◆ Recorded information ◆
────────
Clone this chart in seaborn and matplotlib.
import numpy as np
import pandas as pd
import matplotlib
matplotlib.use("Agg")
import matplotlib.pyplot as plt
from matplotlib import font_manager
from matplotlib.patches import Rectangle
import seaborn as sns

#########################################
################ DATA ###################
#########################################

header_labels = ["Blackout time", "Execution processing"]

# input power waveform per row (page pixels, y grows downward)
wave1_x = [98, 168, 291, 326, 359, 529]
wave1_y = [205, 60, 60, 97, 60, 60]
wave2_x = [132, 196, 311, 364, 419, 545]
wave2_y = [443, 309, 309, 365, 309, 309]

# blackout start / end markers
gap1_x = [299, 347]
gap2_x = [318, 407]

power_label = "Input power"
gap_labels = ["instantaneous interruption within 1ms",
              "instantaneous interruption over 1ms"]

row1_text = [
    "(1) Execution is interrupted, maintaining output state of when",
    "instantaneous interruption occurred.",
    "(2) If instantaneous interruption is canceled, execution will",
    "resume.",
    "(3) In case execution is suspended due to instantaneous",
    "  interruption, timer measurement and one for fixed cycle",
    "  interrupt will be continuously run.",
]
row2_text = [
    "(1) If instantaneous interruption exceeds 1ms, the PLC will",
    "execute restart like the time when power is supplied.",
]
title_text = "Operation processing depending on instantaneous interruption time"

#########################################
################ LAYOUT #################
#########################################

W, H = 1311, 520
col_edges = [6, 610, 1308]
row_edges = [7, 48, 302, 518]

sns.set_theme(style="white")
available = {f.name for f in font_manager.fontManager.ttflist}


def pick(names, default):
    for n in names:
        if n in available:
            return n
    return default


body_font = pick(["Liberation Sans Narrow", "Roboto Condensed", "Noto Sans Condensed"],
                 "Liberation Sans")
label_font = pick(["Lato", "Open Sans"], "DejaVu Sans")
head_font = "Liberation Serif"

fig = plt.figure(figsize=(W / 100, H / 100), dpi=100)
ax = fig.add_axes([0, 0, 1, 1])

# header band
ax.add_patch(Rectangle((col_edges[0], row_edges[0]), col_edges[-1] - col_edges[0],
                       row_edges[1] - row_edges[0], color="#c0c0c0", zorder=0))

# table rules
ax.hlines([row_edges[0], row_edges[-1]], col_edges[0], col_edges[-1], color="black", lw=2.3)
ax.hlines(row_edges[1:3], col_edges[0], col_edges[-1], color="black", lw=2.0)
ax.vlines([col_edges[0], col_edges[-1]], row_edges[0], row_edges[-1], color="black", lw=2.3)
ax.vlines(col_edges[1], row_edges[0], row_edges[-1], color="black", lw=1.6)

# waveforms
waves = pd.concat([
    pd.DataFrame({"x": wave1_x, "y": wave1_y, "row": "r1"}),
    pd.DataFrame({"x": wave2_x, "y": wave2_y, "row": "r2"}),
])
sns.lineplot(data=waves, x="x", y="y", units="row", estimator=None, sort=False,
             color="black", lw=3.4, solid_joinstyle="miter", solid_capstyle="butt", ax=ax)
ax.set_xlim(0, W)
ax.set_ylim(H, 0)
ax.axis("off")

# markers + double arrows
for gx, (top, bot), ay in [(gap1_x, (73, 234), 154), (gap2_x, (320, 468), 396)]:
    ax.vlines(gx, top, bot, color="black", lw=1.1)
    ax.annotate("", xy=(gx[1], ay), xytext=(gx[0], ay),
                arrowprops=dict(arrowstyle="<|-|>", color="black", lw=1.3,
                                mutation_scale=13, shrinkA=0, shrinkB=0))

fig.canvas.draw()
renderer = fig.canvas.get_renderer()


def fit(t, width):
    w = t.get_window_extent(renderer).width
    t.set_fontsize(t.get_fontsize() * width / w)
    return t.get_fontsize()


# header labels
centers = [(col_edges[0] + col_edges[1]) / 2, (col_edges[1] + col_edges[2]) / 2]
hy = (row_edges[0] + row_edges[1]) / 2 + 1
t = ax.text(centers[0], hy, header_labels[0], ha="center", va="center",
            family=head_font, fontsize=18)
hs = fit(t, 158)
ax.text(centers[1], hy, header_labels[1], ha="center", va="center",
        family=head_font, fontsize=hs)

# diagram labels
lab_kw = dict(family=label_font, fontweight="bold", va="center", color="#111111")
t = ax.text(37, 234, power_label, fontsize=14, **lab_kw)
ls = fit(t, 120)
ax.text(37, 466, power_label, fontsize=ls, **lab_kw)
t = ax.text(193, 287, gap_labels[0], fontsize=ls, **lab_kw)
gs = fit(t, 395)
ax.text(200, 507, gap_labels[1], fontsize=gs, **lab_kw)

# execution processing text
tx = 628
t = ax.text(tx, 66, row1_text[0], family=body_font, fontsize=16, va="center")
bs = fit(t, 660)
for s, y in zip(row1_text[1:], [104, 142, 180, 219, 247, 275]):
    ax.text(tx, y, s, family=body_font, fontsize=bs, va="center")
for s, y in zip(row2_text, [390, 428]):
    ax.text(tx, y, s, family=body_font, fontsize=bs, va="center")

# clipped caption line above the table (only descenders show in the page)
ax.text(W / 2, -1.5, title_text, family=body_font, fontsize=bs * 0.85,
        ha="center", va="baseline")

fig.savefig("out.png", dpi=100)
────────
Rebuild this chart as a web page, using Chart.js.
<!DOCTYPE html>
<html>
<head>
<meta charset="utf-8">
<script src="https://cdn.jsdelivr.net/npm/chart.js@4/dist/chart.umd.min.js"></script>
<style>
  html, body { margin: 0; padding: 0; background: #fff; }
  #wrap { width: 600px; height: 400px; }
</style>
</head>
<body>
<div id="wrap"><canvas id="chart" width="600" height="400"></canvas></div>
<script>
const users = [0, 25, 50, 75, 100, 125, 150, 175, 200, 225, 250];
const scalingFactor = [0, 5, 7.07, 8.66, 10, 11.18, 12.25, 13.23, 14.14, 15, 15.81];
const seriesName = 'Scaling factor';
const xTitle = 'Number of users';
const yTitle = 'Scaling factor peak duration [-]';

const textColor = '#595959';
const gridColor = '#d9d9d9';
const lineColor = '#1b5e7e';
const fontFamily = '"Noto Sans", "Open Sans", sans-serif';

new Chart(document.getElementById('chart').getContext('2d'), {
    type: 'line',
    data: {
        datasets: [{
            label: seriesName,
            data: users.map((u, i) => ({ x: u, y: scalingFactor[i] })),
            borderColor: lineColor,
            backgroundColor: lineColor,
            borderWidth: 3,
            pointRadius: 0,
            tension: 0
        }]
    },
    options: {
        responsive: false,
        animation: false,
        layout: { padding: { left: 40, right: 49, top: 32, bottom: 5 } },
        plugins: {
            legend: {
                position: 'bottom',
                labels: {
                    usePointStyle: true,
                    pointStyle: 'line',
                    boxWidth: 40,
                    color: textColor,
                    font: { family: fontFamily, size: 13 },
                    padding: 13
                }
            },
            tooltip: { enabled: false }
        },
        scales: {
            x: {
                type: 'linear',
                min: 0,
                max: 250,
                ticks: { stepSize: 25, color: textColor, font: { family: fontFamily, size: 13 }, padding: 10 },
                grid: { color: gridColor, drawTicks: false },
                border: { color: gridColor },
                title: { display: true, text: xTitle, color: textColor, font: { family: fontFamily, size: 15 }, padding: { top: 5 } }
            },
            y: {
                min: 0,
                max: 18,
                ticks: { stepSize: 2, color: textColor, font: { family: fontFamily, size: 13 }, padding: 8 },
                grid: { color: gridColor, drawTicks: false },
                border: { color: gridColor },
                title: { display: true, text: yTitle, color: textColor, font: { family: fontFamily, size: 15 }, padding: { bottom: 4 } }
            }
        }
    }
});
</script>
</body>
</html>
────────
Using the data above, transcribe the lines that run from the line with "Clone this chart in seaborn and matplotlib." to the line with "import seaborn as sns", both ends kept, and output nothing else.

Clone this chart in seaborn and matplotlib.
import numpy as np
import pandas as pd
import matplotlib
matplotlib.use("Agg")
import matplotlib.pyplot as plt
from matplotlib import font_manager
from matplotlib.patches import Rectangle
import seaborn as sns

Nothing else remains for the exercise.